> Task instructions
In the entries below, the lines from the one with "What Altair code" through the one with "PAD_L, PAD_T = 128, 34" are to be copied exactly; both ends count.

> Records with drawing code
——

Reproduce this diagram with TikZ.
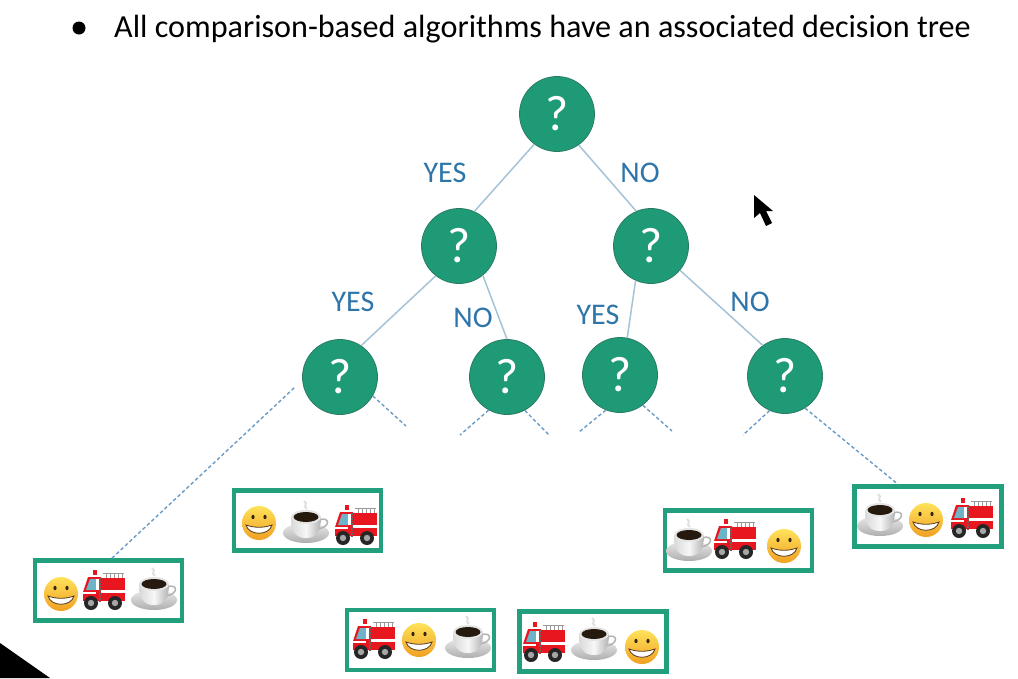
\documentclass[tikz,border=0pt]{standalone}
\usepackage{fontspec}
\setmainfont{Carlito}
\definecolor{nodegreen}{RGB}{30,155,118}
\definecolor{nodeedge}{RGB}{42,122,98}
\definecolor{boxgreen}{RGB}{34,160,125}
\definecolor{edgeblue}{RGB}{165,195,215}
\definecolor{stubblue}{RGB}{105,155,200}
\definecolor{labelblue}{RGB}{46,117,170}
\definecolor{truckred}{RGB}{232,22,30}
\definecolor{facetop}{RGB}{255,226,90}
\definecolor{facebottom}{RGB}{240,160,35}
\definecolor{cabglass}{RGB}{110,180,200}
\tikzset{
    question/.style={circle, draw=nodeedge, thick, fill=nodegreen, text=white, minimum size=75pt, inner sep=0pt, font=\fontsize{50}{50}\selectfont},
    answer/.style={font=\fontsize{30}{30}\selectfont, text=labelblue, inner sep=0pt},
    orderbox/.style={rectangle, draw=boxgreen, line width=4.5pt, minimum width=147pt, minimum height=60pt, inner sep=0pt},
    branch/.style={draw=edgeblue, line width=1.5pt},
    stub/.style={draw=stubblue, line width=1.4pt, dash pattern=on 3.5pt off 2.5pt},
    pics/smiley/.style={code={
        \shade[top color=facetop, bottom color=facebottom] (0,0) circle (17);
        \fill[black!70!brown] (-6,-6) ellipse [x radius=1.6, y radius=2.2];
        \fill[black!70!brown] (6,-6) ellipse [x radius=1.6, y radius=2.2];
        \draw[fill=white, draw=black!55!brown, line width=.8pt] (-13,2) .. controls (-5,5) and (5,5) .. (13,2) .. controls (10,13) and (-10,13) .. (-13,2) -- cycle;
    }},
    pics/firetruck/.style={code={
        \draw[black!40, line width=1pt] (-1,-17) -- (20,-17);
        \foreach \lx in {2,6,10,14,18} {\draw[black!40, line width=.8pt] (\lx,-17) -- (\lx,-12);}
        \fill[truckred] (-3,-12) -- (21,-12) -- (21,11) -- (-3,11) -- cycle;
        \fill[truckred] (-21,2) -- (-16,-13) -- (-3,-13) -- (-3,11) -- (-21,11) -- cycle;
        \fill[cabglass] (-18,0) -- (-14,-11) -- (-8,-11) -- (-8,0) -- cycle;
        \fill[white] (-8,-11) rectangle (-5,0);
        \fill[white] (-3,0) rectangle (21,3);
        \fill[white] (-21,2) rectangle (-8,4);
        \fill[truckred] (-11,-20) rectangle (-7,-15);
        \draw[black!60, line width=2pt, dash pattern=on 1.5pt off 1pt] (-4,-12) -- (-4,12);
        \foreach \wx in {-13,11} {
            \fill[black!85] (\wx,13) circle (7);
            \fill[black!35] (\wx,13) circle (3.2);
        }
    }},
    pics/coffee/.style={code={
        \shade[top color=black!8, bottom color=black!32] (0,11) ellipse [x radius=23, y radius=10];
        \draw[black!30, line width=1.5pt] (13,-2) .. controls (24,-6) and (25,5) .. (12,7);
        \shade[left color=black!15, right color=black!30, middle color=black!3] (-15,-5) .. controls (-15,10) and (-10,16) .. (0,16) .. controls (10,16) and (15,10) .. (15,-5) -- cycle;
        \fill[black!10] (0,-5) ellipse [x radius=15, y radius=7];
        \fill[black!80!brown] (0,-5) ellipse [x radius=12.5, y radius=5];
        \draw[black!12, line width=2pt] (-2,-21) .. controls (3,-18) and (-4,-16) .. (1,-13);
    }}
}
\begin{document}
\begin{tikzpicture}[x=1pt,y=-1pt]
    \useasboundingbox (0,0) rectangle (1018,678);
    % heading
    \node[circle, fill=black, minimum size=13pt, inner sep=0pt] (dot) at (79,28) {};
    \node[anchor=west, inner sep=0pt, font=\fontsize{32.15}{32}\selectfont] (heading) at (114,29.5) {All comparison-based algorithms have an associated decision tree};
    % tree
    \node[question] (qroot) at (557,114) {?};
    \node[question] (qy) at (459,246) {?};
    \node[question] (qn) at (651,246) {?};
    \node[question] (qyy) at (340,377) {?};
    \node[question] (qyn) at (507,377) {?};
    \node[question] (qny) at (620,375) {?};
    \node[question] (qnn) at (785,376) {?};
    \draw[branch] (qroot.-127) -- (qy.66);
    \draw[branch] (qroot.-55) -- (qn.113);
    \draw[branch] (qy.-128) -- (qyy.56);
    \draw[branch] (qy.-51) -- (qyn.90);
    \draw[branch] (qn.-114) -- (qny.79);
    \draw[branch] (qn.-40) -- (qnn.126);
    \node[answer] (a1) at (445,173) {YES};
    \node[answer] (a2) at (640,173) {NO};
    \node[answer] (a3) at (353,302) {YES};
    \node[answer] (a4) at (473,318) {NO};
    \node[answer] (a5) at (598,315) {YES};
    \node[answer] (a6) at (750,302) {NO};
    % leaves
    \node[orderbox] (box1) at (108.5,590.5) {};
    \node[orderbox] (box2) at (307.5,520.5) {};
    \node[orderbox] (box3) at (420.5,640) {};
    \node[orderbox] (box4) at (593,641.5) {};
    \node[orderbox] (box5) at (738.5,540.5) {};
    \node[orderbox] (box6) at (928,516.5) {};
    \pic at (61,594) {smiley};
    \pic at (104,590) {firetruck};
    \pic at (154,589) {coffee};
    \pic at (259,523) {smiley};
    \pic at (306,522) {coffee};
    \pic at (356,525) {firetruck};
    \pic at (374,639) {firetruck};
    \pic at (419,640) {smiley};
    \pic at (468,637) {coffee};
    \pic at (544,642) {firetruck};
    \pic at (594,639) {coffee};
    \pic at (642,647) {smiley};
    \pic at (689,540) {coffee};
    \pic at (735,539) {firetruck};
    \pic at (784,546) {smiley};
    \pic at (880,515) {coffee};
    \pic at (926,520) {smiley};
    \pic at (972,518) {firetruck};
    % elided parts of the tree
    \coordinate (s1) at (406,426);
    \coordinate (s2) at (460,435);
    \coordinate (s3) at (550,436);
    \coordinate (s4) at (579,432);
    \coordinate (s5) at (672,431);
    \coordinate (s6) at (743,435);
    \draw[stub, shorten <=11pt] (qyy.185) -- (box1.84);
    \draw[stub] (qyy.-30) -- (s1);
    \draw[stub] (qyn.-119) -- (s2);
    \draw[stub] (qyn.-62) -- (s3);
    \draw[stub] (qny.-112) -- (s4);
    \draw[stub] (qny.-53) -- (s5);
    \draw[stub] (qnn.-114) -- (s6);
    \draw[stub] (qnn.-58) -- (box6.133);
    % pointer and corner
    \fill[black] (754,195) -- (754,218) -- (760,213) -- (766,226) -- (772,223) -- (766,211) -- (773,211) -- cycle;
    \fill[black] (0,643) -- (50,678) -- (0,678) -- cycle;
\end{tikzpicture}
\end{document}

——

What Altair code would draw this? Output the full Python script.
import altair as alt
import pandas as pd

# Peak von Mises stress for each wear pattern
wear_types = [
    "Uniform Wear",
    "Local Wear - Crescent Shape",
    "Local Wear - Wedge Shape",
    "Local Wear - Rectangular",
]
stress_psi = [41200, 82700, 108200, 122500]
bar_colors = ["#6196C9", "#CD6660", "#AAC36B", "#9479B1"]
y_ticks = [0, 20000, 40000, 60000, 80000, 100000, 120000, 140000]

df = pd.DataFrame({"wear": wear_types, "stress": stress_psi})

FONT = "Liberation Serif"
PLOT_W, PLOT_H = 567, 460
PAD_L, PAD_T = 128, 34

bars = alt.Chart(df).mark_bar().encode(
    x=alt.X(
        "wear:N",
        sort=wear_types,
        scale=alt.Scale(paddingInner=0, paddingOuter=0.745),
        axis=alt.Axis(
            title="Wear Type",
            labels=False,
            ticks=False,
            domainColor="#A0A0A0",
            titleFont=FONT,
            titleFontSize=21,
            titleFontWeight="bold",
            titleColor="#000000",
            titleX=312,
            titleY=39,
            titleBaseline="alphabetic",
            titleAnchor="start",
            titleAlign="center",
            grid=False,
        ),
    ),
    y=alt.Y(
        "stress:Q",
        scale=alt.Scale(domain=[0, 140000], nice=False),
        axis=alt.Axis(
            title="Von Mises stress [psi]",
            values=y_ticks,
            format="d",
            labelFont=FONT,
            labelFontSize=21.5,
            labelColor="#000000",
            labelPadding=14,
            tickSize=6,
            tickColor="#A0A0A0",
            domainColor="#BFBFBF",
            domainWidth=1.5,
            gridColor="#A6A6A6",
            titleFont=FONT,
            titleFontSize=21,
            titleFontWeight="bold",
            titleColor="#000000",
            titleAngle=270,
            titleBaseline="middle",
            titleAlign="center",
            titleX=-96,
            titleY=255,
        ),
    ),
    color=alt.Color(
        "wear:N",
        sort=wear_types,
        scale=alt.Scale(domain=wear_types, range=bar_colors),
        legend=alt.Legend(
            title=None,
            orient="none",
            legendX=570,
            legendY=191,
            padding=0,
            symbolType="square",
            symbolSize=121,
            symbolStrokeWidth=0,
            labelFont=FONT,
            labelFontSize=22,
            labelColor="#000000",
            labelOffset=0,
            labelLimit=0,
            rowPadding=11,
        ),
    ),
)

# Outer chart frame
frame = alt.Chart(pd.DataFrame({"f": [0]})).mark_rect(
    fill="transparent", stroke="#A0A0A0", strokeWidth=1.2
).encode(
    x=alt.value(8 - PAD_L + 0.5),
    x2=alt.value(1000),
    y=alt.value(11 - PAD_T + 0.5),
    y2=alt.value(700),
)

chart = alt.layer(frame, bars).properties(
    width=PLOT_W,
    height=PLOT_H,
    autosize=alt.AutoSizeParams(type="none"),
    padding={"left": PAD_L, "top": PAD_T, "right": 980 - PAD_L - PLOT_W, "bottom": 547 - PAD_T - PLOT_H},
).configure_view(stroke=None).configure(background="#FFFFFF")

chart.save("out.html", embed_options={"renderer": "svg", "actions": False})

——

> Response to this exercise
What Altair code would draw this? Output the full Python script.
import altair as alt
import pandas as pd

# Peak von Mises stress for each wear pattern
wear_types = [
    "Uniform Wear",
    "Local Wear - Crescent Shape",
    "Local Wear - Wedge Shape",
    "Local Wear - Rectangular",
]
stress_psi = [41200, 82700, 108200, 122500]
bar_colors = ["#6196C9", "#CD6660", "#AAC36B", "#9479B1"]
y_ticks = [0, 20000, 40000, 60000, 80000, 100000, 120000, 140000]

df = pd.DataFrame({"wear": wear_types, "stress": stress_psi})

FONT = "Liberation Serif"
PLOT_W, PLOT_H = 567, 460
PAD_L, PAD_T = 128, 34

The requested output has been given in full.